Another time, a young welder stored his unused 7018 in a cardboard box next to the oven instead of inside it. By afternoon the beads were gassy. Simple mistake, easy fix once we showed him the routine.
The pros I respect most treat rod storage like part of their machine setup—they check the oven temperature first thing every morning, just like they check their welder settings.
Common Mistakes and How to Fix Them Quickly
- Leaving rods in the stinger overnight — The heat from residual current can damage coatings. Always remove and store them.
- Using the same oven for 6010 and 7018 — Separate them or you’ll contaminate the low-hydrogen rods.
- Guessing exposure time — Get in the habit of issuing small batches and returning them promptly.
- Running low amperage with larger rods — Causes sticking and poor fusion, which compounds any minor moisture issues.
- Ignoring “R” rods — They buy you more time but still need proper storage for best results.
If you notice porosity or cracking, stop, check your rods first, then your joint prep and settings. Nine times out of ten, it’s the rods.
Taking Your Welding to the Next Level
Once you nail rod storage, your welds become more consistent. You spend less time chasing defects and more time building quality work. Whether you’re a hobbyist restoring old equipment, a student learning the trade, or a journeyman on big jobs, this is one of those foundational skills that separates reliable welders from the rest.
The next time you’re about to open a fresh can of 7018, take an extra minute to get the oven ready. Your future self—and anyone inspecting or depending on your welds—will thank you.
One pro-level tip to close it out: Always keep a small “issue oven” or quiver at temperature and only pull out what you’ll use in the next hour or two. It forces good habits and keeps every rod as fresh as the day the can was opened. Small discipline, big difference in the finished weld.
FAQ
How long can E7018 rods stay out of the oven before I need to worry?

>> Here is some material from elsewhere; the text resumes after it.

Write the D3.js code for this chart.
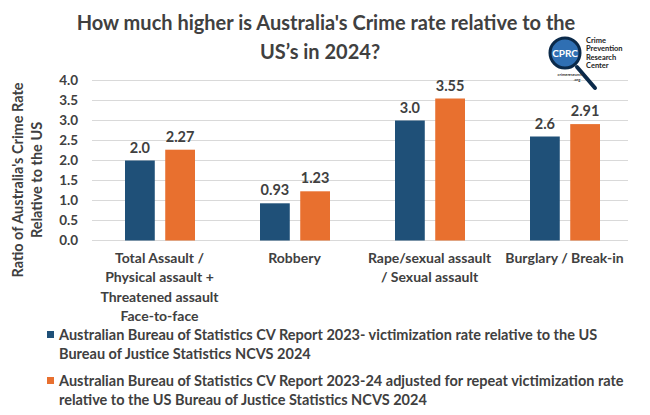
<!DOCTYPE html>
<html>
<head>
<meta charset="utf-8">
<script src="https://cdn.jsdelivr.net/npm/d3@7"></script>
<style>
  body { margin: 0; background: #fff; }
  svg text { font-family: Lato, "Open Sans", sans-serif; font-weight: bold; fill: #404040; }
</style>
</head>
<body>
<div id="chart-area"></div>
<script>
// data
var categories = ["assault", "robbery", "rape", "burglary"];
var categoryLabels = [
  ["Total Assault /", "Physical assault +", "Threatened assault", "Face-to-face"],
  ["Robbery"],
  ["Rape/sexual assault", "/ Sexual assault"],
  ["Burglary / Break-in"]
];
var seriesNames = ["cv2023", "cv2324"];
var cv2023 = [2.0, 0.93, 3.0, 2.6];
var cv2324 = [2.27, 1.23, 3.55, 2.91];
var valueLabels2023 = ["2.0", "0.93", "3.0", "2.6"];
var valueLabels2324 = ["2.27", "1.23", "3.55", "2.91"];
var yTicks = [0, 0.5, 1, 1.5, 2, 2.5, 3, 3.5, 4];
var legendLabels = [
  ["Australian Bureau of Statistics CV Report 2023- victimization rate relative to the US", "Bureau of Justice Statistics NCVS 2024"],
  ["Australian Bureau of Statistics CV Report 2023-24 adjusted for repeat victimization rate", "relative to the US Bureau of Justice Statistics NCVS 2024"]
];
var colors = ["#1f5078", "#e8702f"];

// setting up SVG drawing area
var W = 650, H = 415;
var margin = { top: 80.5, left: 92, right: 18 };
var plotH = 160;

var svg = d3.select("#chart-area").append("svg")
  .attr("width", W).attr("height", H);

// title
var title = svg.append("text").attr("text-anchor", "middle").style("font-size", "20px");
title.append("tspan").attr("x", 326).attr("y", 30).text("How much higher is Australia's Crime rate relative to the");
title.append("tspan").attr("x", 320).attr("y", 59).text("US\u2019s in 2024?");

var g = svg.append("g").attr("transform", `translate(${margin.left}, ${margin.top})`);

// scales
var x = d3.scaleBand().domain(categories).range([0, 540]);
var xs = d3.scaleBand().domain(seriesNames).range([33, 103]).paddingInner(0.26);
var y = d3.scaleLinear().domain([0, 4]).range([plotH, 0]);

// grid lines
g.selectAll(".grid").data(yTicks).join("line")
  .attr("class", "grid")
  .attr("x1", 0).attr("x2", 536)
  .attr("y1", d => y(d)).attr("y2", d => y(d))
  .attr("stroke", "#d9d9d9").attr("stroke-width", 1);

// y axis
var yAxis = d3.axisLeft(y).tickValues(yTicks).tickFormat(d3.format(".1f")).tickSize(0).tickPadding(14);
var ya = g.append("g").call(yAxis);
ya.select(".domain").remove();
ya.selectAll("text").style("font-size", "13.5px").style("font-family", "Lato, sans-serif").attr("fill", "#404040");

// y axis title
var yt = svg.append("text").attr("text-anchor", "middle").style("font-size", "14.5px")
  .attr("transform", "translate(23, 180) rotate(-90)");
yt.append("tspan").attr("x", 0).attr("y", 0).text("Ratio of Australia's Crime Rate");
yt.append("tspan").attr("x", 0).attr("y", 19).text("Relative to the US");

// bars
var rows = categories.map((c, i) => ({ cat: c, vals: [
  { s: "cv2023", v: cv2023[i], label: valueLabels2023[i], color: colors[0] },
  { s: "cv2324", v: cv2324[i], label: valueLabels2324[i], color: colors[1] }
]}));

var groups = g.selectAll(".cat").data(rows).join("g")
  .attr("class", "cat")
  .attr("transform", d => `translate(${x(d.cat)}, 0)`);

groups.selectAll("rect").data(d => d.vals).join("rect")
  .attr("x", d => xs(d.s))
  .attr("y", d => y(d.v))
  .attr("width", xs.bandwidth())
  .attr("height", d => plotH - y(d.v))
  .attr("fill", d => d.color);

groups.selectAll(".val").data(d => d.vals).join("text")
  .attr("class", "val")
  .attr("text-anchor", "middle")
  .attr("x", d => xs(d.s) + xs.bandwidth() / 2)
  .attr("y", d => y(d.v) - 8)
  .style("font-size", "14.5px")
  .text(d => d.label);

// category labels
groups.each(function (d, i) {
  var t = d3.select(this).append("text").attr("text-anchor", "middle").style("font-size", "14px");
  categoryLabels[i].forEach((line, j) => {
    t.append("tspan").attr("x", x.bandwidth() / 2).attr("y", plotH + 22 + j * 19.5).text(line);
  });
});

// legend
var legend = svg.append("g");
legendLabels.forEach((lines, i) => {
  var ly = 335 + i * 46;
  legend.append("rect").attr("x", 47).attr("y", ly - 4).attr("width", 7).attr("height", 7).attr("fill", colors[i]);
  var t = legend.append("text").style("font-size", "14.5px");
  lines.forEach((line, j) => {
    t.append("tspan").attr("x", 59).attr("y", ly + 5 + j * 18.5).text(line);
  });
});

// logo
var logo = svg.append("g").attr("transform", "translate(565, 53)");
logo.append("line").attr("x1", 12).attr("y1", 14).attr("x2", 30).attr("y2", 35)
  .attr("stroke", "#0b2a4a").attr("stroke-width", 4).attr("stroke-linecap", "round");
logo.append("circle").attr("r", 15).attr("fill", "#2f6fb3").attr("stroke", "#0b2a4a").attr("stroke-width", 3);
logo.append("text").attr("text-anchor", "middle").attr("y", 4).style("font-size", "10px").style("fill", "#fff").text("CPRC");
var lt = logo.append("text").style("font-size", "7.5px").style("fill", "#222");
["Crime", "Prevention", "Research", "Center"].forEach((s, j) => {
  lt.append("tspan").attr("x", 21).attr("y", -10 + j * 8.3).text(s);
});
logo.append("text").attr("text-anchor", "middle").attr("x", 5).attr("y", 23).style("font-size", "4px").style("fill", "#333").text("crimeresearch");
logo.append("text").attr("text-anchor", "middle").attr("x", 12).attr("y", 28).style("font-size", "4px").style("fill", "#333").text(".org");
</script>
</body>
</html>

For standard E7018, the common limit is about 4 hours in normal shop conditions. Moisture-resistant “R” rods can often go up to 9 hours. After that, re-dry them properly or set them aside for non-critical work. In humid environments, shorten the window.
Can I use a kitchen oven or homemade setup to store or dry welding rods?
I don’t recommend it. Household ovens aren’t designed for the temperatures needed (especially re-baking at 500–800°F) and create fire hazards. Dedicated rod ovens are built for this with proper controls and safety features. A light bulb in a fridge is a classic hack for very mild warmth but won’t cut it for true low-hydrogen storage.
Do I need to re-bake rods every time I put them back in the oven?
No. Holding temperature (225–300°F) is for ongoing storage. Only re-bake if they’ve been exposed too long or show signs of moisture. Most rods can only be re-baked a limited number of times before the coating degrades.
Should I store 6010 or 6011 rods in the oven too?
Absolutely not. These cellulosic rods need their built-in moisture to perform correctly. High heat will dry them out and ruin their digging action and penetration. Keep them in a dry box at room temperature.
How do I know if my low-hydrogen rods have picked up too much moisture?
Look for a “gassy” arc, porosity at the start of the bead, difficult slag removal, or welds that crack after cooling. If in doubt, re-dry them. When rods have been properly stored, the arc is stable, the bead has nice wash-in, and slag peels easily.
Getting rod storage right is one of the simplest ways to level up your welding. It costs little in time or money but pays off every single time you strike an arc. Stay consistent, and your welds will show it.